- _GIVEN REQUEST_:
Repeat the material exactly from its first line to the line that includes "(915,311) rectangle (1069,435);". Skip pictures.

════

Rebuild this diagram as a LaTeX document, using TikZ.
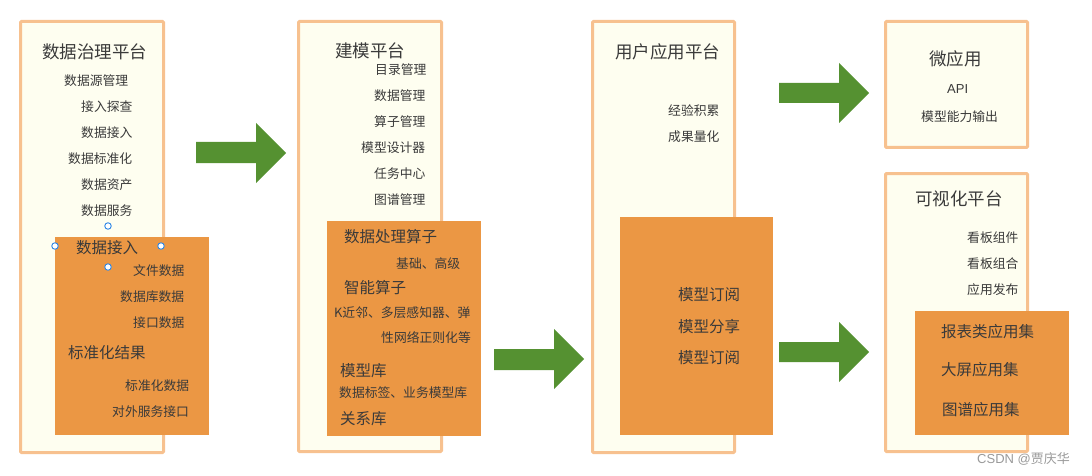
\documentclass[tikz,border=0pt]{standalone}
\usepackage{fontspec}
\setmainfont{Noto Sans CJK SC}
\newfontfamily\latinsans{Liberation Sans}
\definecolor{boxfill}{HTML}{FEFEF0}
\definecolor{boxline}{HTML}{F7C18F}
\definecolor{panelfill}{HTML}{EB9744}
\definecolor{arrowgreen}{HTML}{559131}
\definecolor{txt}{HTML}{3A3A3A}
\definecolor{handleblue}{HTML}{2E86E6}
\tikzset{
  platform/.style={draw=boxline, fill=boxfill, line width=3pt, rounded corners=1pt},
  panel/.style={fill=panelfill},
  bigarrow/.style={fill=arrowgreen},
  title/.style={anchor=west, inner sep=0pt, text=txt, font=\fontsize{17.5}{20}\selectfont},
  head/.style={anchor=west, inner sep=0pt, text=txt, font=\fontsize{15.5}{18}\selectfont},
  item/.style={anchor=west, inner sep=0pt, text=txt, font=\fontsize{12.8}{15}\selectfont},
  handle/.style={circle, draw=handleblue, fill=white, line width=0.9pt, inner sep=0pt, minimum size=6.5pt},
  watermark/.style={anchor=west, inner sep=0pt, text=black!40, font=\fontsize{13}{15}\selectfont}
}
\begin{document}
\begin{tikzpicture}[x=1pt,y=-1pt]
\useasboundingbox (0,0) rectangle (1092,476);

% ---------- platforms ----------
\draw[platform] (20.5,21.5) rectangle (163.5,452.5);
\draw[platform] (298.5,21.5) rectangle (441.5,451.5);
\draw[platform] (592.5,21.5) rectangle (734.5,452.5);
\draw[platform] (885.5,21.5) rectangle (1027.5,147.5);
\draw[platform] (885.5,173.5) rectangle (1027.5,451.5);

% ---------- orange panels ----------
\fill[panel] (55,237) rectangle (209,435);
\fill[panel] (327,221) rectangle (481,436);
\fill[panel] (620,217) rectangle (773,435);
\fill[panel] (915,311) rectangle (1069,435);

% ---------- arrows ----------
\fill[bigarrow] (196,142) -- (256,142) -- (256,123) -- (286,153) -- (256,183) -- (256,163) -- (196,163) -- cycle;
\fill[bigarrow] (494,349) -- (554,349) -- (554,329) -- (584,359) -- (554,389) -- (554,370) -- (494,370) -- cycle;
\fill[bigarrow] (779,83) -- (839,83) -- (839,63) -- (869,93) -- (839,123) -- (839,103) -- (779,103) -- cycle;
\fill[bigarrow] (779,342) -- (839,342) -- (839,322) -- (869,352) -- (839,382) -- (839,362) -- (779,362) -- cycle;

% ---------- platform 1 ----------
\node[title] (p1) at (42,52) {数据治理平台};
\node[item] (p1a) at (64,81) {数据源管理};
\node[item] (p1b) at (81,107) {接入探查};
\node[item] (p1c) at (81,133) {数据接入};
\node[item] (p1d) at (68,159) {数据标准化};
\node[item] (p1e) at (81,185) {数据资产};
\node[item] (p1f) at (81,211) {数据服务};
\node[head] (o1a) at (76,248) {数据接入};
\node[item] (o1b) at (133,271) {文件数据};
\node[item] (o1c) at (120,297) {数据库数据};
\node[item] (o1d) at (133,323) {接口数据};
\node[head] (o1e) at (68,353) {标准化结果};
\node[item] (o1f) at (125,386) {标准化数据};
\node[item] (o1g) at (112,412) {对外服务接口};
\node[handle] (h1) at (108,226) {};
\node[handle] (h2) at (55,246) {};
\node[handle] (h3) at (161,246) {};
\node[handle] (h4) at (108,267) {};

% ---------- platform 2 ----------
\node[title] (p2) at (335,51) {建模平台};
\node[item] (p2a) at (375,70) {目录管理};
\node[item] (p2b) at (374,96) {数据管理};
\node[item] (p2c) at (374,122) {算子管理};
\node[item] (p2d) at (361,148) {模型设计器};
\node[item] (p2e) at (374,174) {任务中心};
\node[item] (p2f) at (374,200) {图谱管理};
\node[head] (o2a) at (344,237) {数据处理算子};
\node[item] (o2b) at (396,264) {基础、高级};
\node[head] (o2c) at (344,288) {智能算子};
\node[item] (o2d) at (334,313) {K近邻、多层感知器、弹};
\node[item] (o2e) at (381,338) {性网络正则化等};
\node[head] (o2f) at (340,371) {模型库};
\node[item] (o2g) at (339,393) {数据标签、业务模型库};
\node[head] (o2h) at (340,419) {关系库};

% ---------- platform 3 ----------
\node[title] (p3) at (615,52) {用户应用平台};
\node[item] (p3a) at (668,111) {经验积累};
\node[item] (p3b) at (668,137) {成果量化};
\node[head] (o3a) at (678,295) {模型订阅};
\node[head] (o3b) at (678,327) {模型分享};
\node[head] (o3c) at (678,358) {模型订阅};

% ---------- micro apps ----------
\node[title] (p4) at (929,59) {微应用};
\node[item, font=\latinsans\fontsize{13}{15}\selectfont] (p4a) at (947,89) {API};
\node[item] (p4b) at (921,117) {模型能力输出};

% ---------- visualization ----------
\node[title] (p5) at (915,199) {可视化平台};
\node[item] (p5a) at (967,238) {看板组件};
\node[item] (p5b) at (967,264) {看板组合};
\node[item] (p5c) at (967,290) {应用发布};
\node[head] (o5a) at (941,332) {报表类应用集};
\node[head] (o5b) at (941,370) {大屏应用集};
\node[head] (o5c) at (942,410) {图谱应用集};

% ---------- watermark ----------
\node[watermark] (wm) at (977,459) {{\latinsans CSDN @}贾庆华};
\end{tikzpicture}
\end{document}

════

- _EXERCISE RESPONSE_:
Rebuild this diagram as a LaTeX document, using TikZ.
\documentclass[tikz,border=0pt]{standalone}
\usepackage{fontspec}
\setmainfont{Noto Sans CJK SC}
\newfontfamily\latinsans{Liberation Sans}
\definecolor{boxfill}{HTML}{FEFEF0}
\definecolor{boxline}{HTML}{F7C18F}
\definecolor{panelfill}{HTML}{EB9744}
\definecolor{arrowgreen}{HTML}{559131}
\definecolor{txt}{HTML}{3A3A3A}
\definecolor{handleblue}{HTML}{2E86E6}
\tikzset{
  platform/.style={draw=boxline, fill=boxfill, line width=3pt, rounded corners=1pt},
  panel/.style={fill=panelfill},
  bigarrow/.style={fill=arrowgreen},
  title/.style={anchor=west, inner sep=0pt, text=txt, font=\fontsize{17.5}{20}\selectfont},
  head/.style={anchor=west, inner sep=0pt, text=txt, font=\fontsize{15.5}{18}\selectfont},
  item/.style={anchor=west, inner sep=0pt, text=txt, font=\fontsize{12.8}{15}\selectfont},
  handle/.style={circle, draw=handleblue, fill=white, line width=0.9pt, inner sep=0pt, minimum size=6.5pt},
  watermark/.style={anchor=west, inner sep=0pt, text=black!40, font=\fontsize{13}{15}\selectfont}
}
\begin{document}
\begin{tikzpicture}[x=1pt,y=-1pt]
\useasboundingbox (0,0) rectangle (1092,476);

% ---------- platforms ----------
\draw[platform] (20.5,21.5) rectangle (163.5,452.5);
\draw[platform] (298.5,21.5) rectangle (441.5,451.5);
\draw[platform] (592.5,21.5) rectangle (734.5,452.5);
\draw[platform] (885.5,21.5) rectangle (1027.5,147.5);
\draw[platform] (885.5,173.5) rectangle (1027.5,451.5);

% ---------- orange panels ----------
\fill[panel] (55,237) rectangle (209,435);
\fill[panel] (327,221) rectangle (481,436);
\fill[panel] (620,217) rectangle (773,435);
\fill[panel] (915,311) rectangle (1069,435);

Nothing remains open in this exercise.